Am I going to say that it should be abolished? Again, probably not, at least not at the moment, on the grounds that it is there; that it brings together all sorts of good countries, indifferent countries, bad countries, and some very bad countries indeed from Europe and central Asia, in the spirit of jaw-jaw being better than anything else; and that it tries to encourage the setting of better standards and freedoms, even if these are much more honoured in the breach in the case of Belarus and a number of the aforementioned “-stans”.

Does it need reform, and does it need more focus? Surely the answer is that someone has to get a grip on this organisation, reform it and give it some focus so that one can point one’s finger at it.

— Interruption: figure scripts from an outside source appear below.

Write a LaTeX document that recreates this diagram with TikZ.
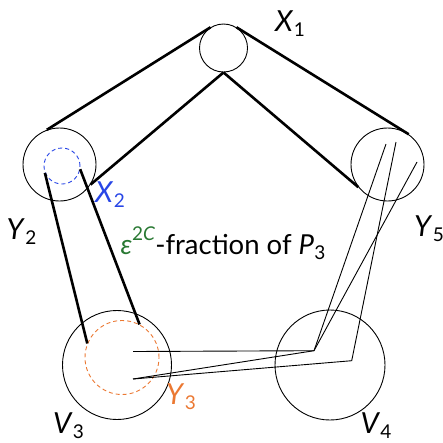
\documentclass[tikz,border=0pt]{standalone}
\usepackage{fontspec}
\setmainfont{Lato}
\definecolor{xblue}{RGB}{40,70,230}
\definecolor{yorange}{RGB}{235,120,50}
\definecolor{egreen}{RGB}{40,120,50}
\newcommand\myvar[2]{\textit{#1}\kern0.3pt\raisebox{-0.35ex}{\fontsize{19}{19}\selectfont #2}}
\tikzset{
  setc/.style={circle,draw,line width=0.9pt,inner sep=0pt,minimum size=#1},
  inner/.style={circle,draw,dashed,line width=0.9pt,inner sep=0pt,minimum size=#1},
  thick line/.style={line width=2.6pt},
  thin line/.style={line width=0.9pt},
  lab/.style={font=\fontsize{29}{32}\selectfont,inner sep=0pt}
}
\begin{document}
\begin{tikzpicture}[x=1pt,y=-1pt]
\useasboundingbox (0,0) rectangle (443,442);
% circles
\node[setc=48pt] (x1) at (223.5,48) {};
\node[setc=73pt] (y2) at (59.5,164.5) {};
\node[setc=73pt] (y5) at (387.5,164.5) {};
\node[setc=109pt] (v3) at (117,365) {};
\node[setc=110pt] (v4) at (330,365) {};
\node[inner=36pt,draw=xblue,dash pattern=on 4pt off 3pt] (x2) at (62,166) {};
\node[inner=74pt,draw=yorange,dash pattern=on 4pt off 3pt] (y3) at (122,357.5) {};
% thick connectors
\draw[thick line] (x1.122) -- (y2.110);
\draw[thick line] (x1.270) -- (y2.327);
\draw[thick line] (x1.58) -- (y5.55);
\draw[thick line] (x1.270) -- (y5.218);
\draw[thick line] (x2.202) -- (y3.158);
\draw[thick line] (x2.350) -- (y3.62);
% thin connectors
\coordinate (a1) at (133,351.5);
\coordinate (a2) at (133,379);
\coordinate (p) at (314,350.7);
\coordinate (q) at (351.7,360.7);
\coordinate (e1) at (386,144);
\coordinate (e2) at (396,142);
\coordinate (e3) at (417,162);
\draw[thin line] (a1) -- (p) -- (e1);
\draw[thin line] (p) -- (e3);
\draw[thin line] (a2) -- (p);
\draw[thin line] (a2) -- (q) -- (e2);
% labels
\node[lab] (lx1) at (290,24) {\myvar{X}{1}};
\node[lab,text=xblue] (lx2) at (110,195) {\myvar{X}{2}};
\node[lab] (ly2) at (21.5,232) {\myvar{Y}{2}};
\node[lab] (ly5) at (429,229) {\myvar{Y}{5}};
\node[lab,text=yorange] (ly3) at (181,397) {\myvar{Y}{3}};
\node[lab] (lv3) at (68.5,426) {\myvar{V}{3}};
\node[lab] (lv4) at (376,426) {\myvar{V}{4}};
\node[lab,font=\fontsize{27.5}{32}\selectfont] (lfr) at (223,243) {\textcolor{egreen}{\textit{ε}\raisebox{1.0ex}{\fontsize{19}{19}\selectfont 2\textit{C}}}-fraction of \myvar{P}{3}};
\end{tikzpicture}
\end{document}
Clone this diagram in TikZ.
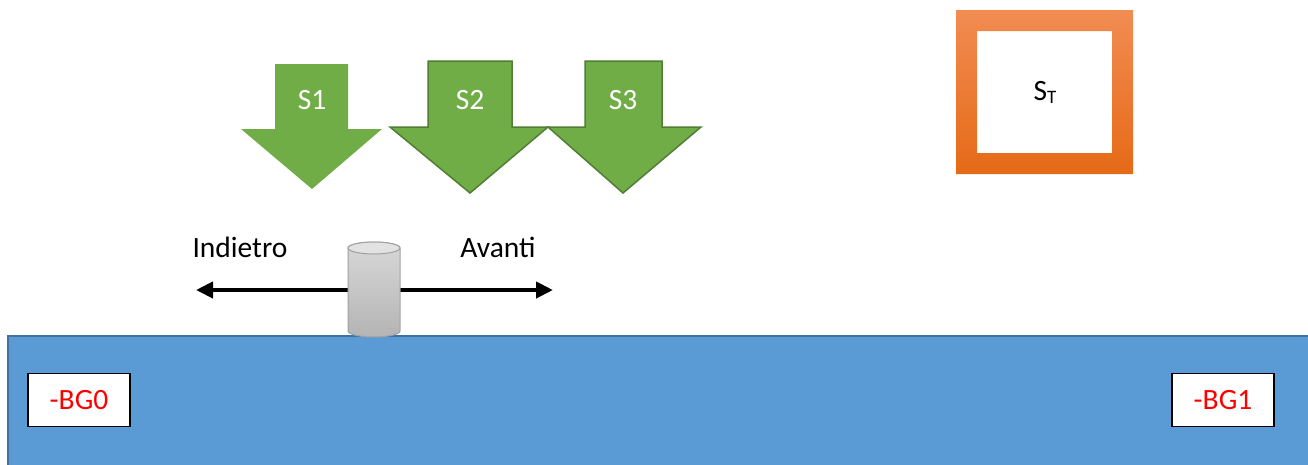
\documentclass[tikz,border=0pt]{standalone}
\usepackage{fontspec}
\setmainfont{Carlito}
\usetikzlibrary{arrows.meta}
\definecolor{grn}{HTML}{70AD47}
\definecolor{grnline}{HTML}{507E32}
\definecolor{barblue}{HTML}{5B9BD5}
\definecolor{barline}{HTML}{41719C}
\definecolor{orgtop}{HTML}{F28C52}
\definecolor{orgbot}{HTML}{E56A17}
\definecolor{cyltop}{HTML}{E2E2E2}
\definecolor{cylA}{HTML}{D8D8D8}
\definecolor{cylB}{HTML}{B4B4B4}
\definecolor{cylline}{HTML}{A0A0A0}
\begin{document}
\begin{tikzpicture}[x=1pt,y=-1pt,
  txt/.style={font=\fontsize{29.5}{32}\selectfont, inner sep=0pt},
  arrowlabel/.style={txt, text=white},
  bgbox/.style={draw=black, line width=1.2pt, fill=white, text=red,
    minimum width=102pt, minimum height=53pt, inner sep=0pt,
    font=\fontsize{29.5}{32}\selectfont},
  greenarrow/.style={fill=grn},
  greenarrowline/.style={fill=grn, draw=grnline, line width=1.5pt, line join=miter},
  movearrow/.style={line width=4pt, {Triangle[length=17pt,width=16pt]}-{Triangle[length=17pt,width=16pt]}}
]
\useasboundingbox (0,0) rectangle (1308,464);
\fill[white] (0,0) rectangle (1308,464);

% blue bar
\draw[fill=barblue, draw=barline, line width=2pt] (8,336) rectangle (1316,472);
\node[bgbox] (bg0) at (79,400) {-BG0};
\node[bgbox] (bg1) at (1223,400) {-BG1};

% green arrows
\fill[greenarrow] (275,64) -- (348,64) -- (348,129) -- (382,129) -- (312,189) -- (241,129) -- (275,129) -- cycle;
\draw[greenarrowline] (428,61) -- (512,61) -- (512,127) -- (548,127) -- (470,193) -- (390,127) -- (428,127) -- cycle;
\draw[greenarrowline] (585,61) -- (662,61) -- (662,127) -- (701,127) -- (623,193) -- (548,127) -- (585,127) -- cycle;
\node[arrowlabel] (s1) at (312,100) {S1};
\node[arrowlabel] (s2) at (470,100) {S2};
\node[arrowlabel] (s3) at (623,100) {S3};

% movement arrow
\coordinate (L) at (196,290);
\coordinate (R) at (553,290);
\draw[movearrow] (L) -- (R);
\node[txt] (ind) at (240,247) {Indietro};
\node[txt] (ava) at (498,247) {Avanti};

% cylinder
\path[top color=cylA, bottom color=cylB, draw=cylline, line width=1pt]
  (348,248) -- (348,331) arc[start angle=180, end angle=360, x radius=26pt, y radius=6pt]
  -- (400,248) arc[start angle=0, end angle=180, x radius=26pt, y radius=6pt] -- cycle;
\draw[fill=cyltop, draw=cylline, line width=1pt] (374,248) ellipse [x radius=26pt, y radius=6pt];

% ST frame
\path[top color=orgtop, bottom color=orgbot, even odd rule]
  (956,10) rectangle (1133,174) (977,31) rectangle (1112,153);
\node[txt] (st) at (1045,92) {S{\fontsize{19}{19}\selectfont\raisebox{-3pt}{T}}};
\end{tikzpicture}
\end{document}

I will then readily understand what this organisation is for. To get greater credibility, even though it is a consensus-driven organisation, it might have to face up to suspending some of its freedom-repressing members until they decide to reform themselves rather than benefit from the cloak of respectability that is thrown around their shoulders from simply having OSCE membership bestowed upon them. It is politically very poorly led. No one is getting a grip on it or giving it a political lead.

I end on this point. In March this year, NATO, which is in high-profile difficulty, as many of your Lordships will know, hopes to begin to try to resolve at the forthcoming Chicago summit of NATO countries some of the difficulties that are facing it. OSCE’s difficulties are of a much lower profile. As a number of other distinguished speakers have already said, it has such a low profile that most people do not know that it exists. However, it too needs the treatment of such a summit, or of some similar mechanism, urgently to resolve what it is really for. I do not know the answer to that at the beginning of 2012.